The optical properties of old classic lenses won't likely be replicated in the near future or ever, for that matter. Lead, Lanthanum and Thorium glass production was halted as of 2001. For example, the 38mm Biogon in the SWC underwent a slight formulation change due to the new glass restrictions. Most of the heavy metal glasses were phased out in the late 70s and 80s due to environmental and workplace hazards.
So there's one reason.
But as far as Leica goes, they have staked their claim into the digital realm. They can't reissue older designs due to the restrictions of the digital sensors and the very short lens registration. 27.8mm. DSLRs don't have this problem nearly as much since their lens designs force their lenses shorter than about 55mm to be retrofocal, which is a completely new lens design. Leica is heading this direction these days because their superwides on the new digital bodies are no longer flag vignetting. Yes, this is partially a function of computer correction via lens coding but it is also due to Leica designing the nodal point of their new fleet of lenses farther forward so the light rays are more perpendicular to the sensor. Look at that new "21mm Super Elmar f/3.4." They even made the maximum aperture the same as the classic Super Angulon, probably just for nostalgia but the lens is in a completely different class with regard to design. The rear element doesn't project nearly as far and the formulation forces light to leave the lens very perpendicular, as opposed to how the corners of the superlative Super Angulon behave with light rays projecting at very sharp angles onto the film plane. That just doesn't work on digital very well. The same goes for all of Leica's past lenses shorter than 50mm. Without coding, you'll see flag vignetting. If you want the same excellent design, like the Mandler 28mm Elmarit.
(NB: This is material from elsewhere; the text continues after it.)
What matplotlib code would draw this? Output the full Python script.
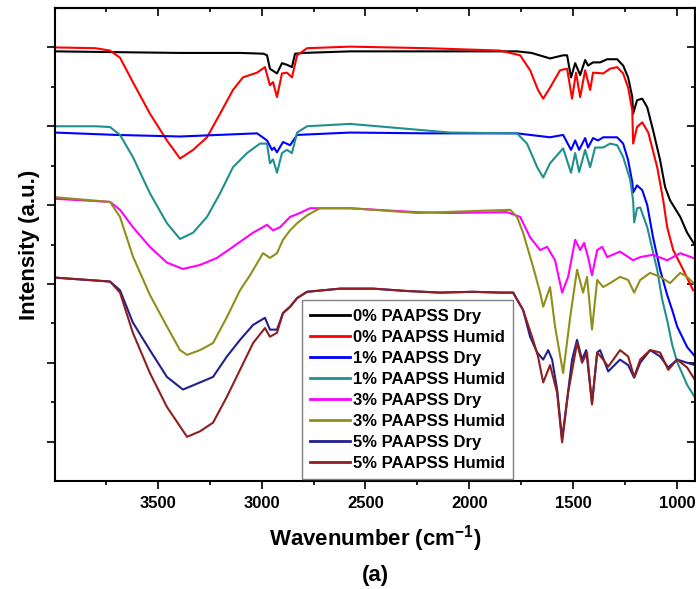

Version 1 has the same rear element problem, so you can't use that amazing lens on what Leica sees as their future, without workarounds and image compromise.
A 66mm ELCAN could certainly be done but it was a special, rare, niche lens which never was intended for use by the general population. Design, raytracing, tooling, sourcing glass, all would be very expensive and the sales wouldn't pay for the investment.